Tip #2 – Be a fascinated observer – just like your newborn baby
Don’t be baffled or shy. Soak it all up! What the heck, develop a rejuvenated obsession with your partner’s breasts and nipples. Be there, and be part of it all. Kids can bond with their father as much as with their mother. When children grow older they’ll know who was there and who dedicated time to them – even if it was making silly faces or holding them when that was just what they needed.
Tip #3 – Look after mum
It can be pretty tough on mum so be sure to look after her. We need to recognize and support the mother-child attachment, especially at the beginning of a baby’s life. Your partner needs to know you’re there and she can count on you. She was able to, during her pregnancy; you were supportive while she was giving birth. Now she needs your support as a parent.
Even if she’s breastfeeding – and you can’t do that yourself – be supportive. Tell her how proud you are of her and what an amazing mother she is. Why don’t you just get her some water or rearrange her pillows during some late night feedings?
Tip #4 – Our spiritual decrees demand ‘Be hands on’
Dads should assume most of the household chores. And while they’re at it, why not get a grip on the nappy? Nappy changes are intimacy builders. Don’t yell ‘Eww… smelly!’ Slow down and give yourself and your baby a few moments to ‘chat’ and then calmly resume changing your baby’s nappy. Partake in and share your experiences. Create quality time.
If your baby is breastfed and you’re not co-sleeping, some nights you can take the night shift on board. Bring baby to mum in the night for feeds then put her back to sleep afterwards. If your baby has a bottle, then do some of the midnight shift.
Tip: Co-sleeping babies feel more secure so they tend to cry less and sleep more; therefore, so will you!
Have a look at BellyBelly’s article Co-Sleeping – Is It Safe To Sleep With My Baby?
Playing games is also an important part of hands-on bonding with your baby. Babies love playing peek-a-boo. Dads can be great at inducing wonder and stimulation in their babies. Relish the moments. It’s like serenading your baby to soothing music as you feel the warmth of your baby melting into your chest.
Tip #5 – Get involved
Do post-natal courses as a family. Include a baby massage course, which can really help create a bond between you and your baby. There are myriad benefits of baby massage, including improved sleep patterns and reducing stress – for baby and parents.

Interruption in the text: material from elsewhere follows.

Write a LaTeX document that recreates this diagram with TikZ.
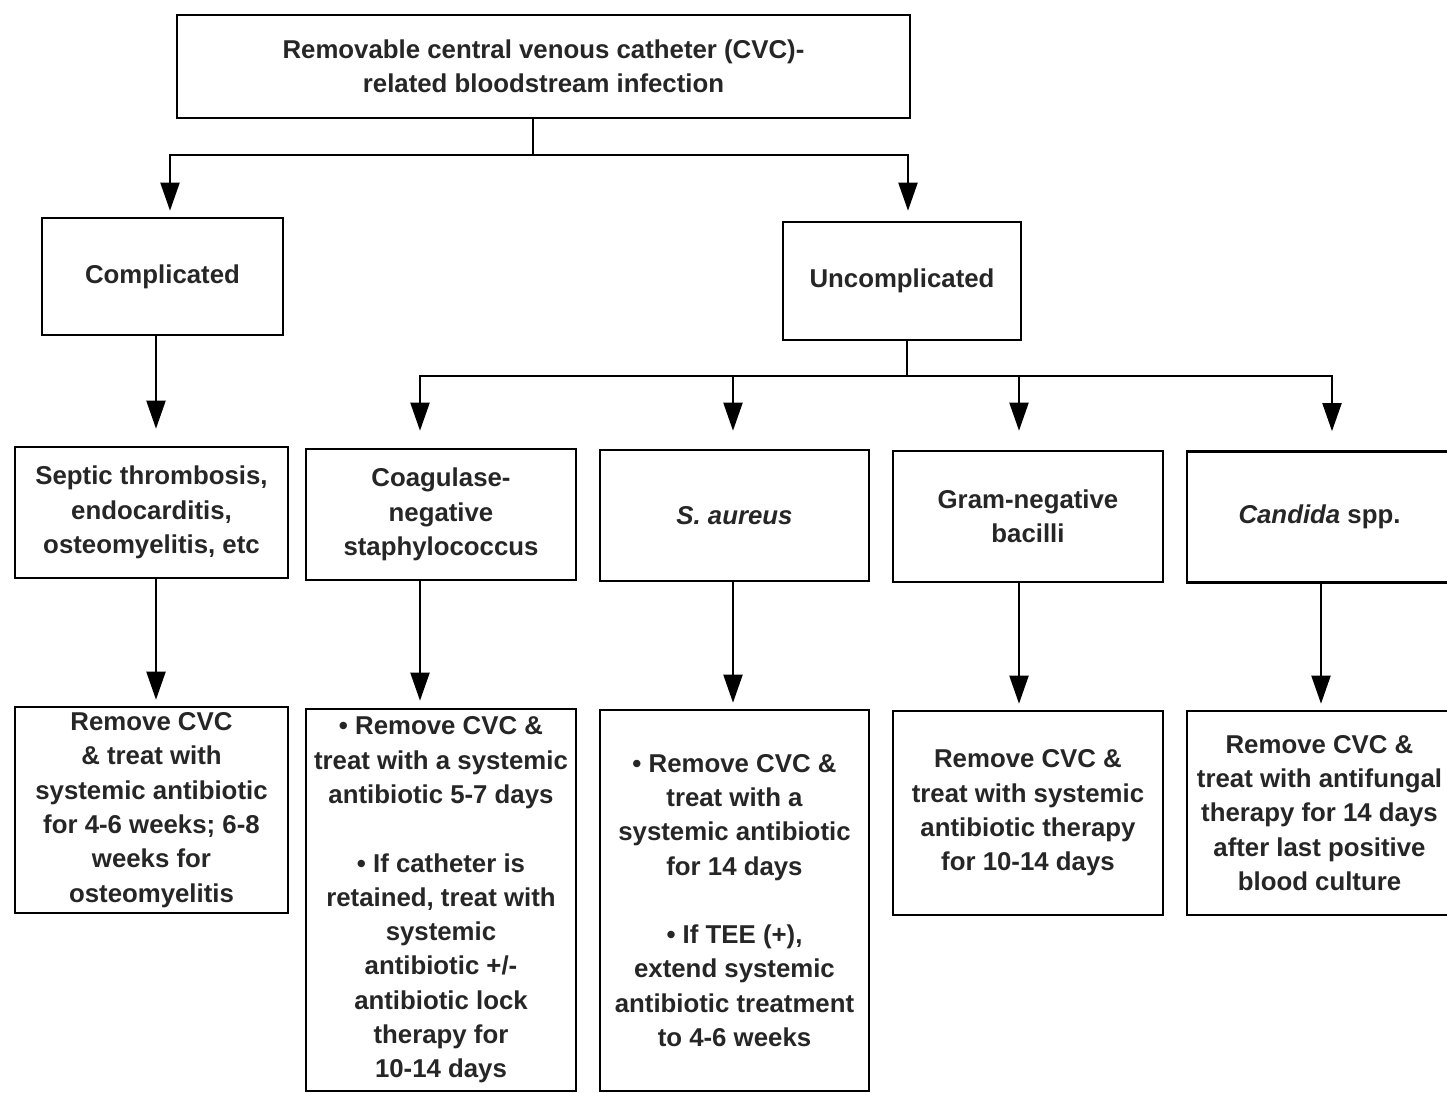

What about being part of her daily routine? Find a special song that’s meaningful to your father and child bond. Talk to your child, no matter what her age. Play, soothe, sing – just be there.
Tip #6 – Journal it
Uncover the mystery surrounding men’s role in early fatherhood. Start a daily baby journal with your partner. The experiences won’t be the same for her as they are for you but it’s a great way to keep the memory of your experiences. It can also be fascinating to read later, as the baby gets older and you start to forget all the things you really wanted to remember. Compare journals with your partner, talk about any difficulties as they arise and forge something special beyond the rigors of day-to-day parenting.
Embrace these times. They don’t come around so often but they are the most cherished.
Dad struggling to bond with baby
Some fathers feel they aren’t the greatest parents and they struggle to bond with their kids.
You should start taking an active role from the very beginning of your baby’s life. This means as early as possible – even before your little one is born. Bonding can start during pregnancy.
Some fathers find it difficult to bond with their children because ‘good times’ are seen as part of the mothers’ role. If, as a father, you hear ‘It’s baby and daddy’s time to bond’ and your blood sugar suddenly drops at the thought of what you’re supposed to do, take a deep breath, take off your shirt and place your baby on your bare chest. Look at her in the eyes and enjoy your time together.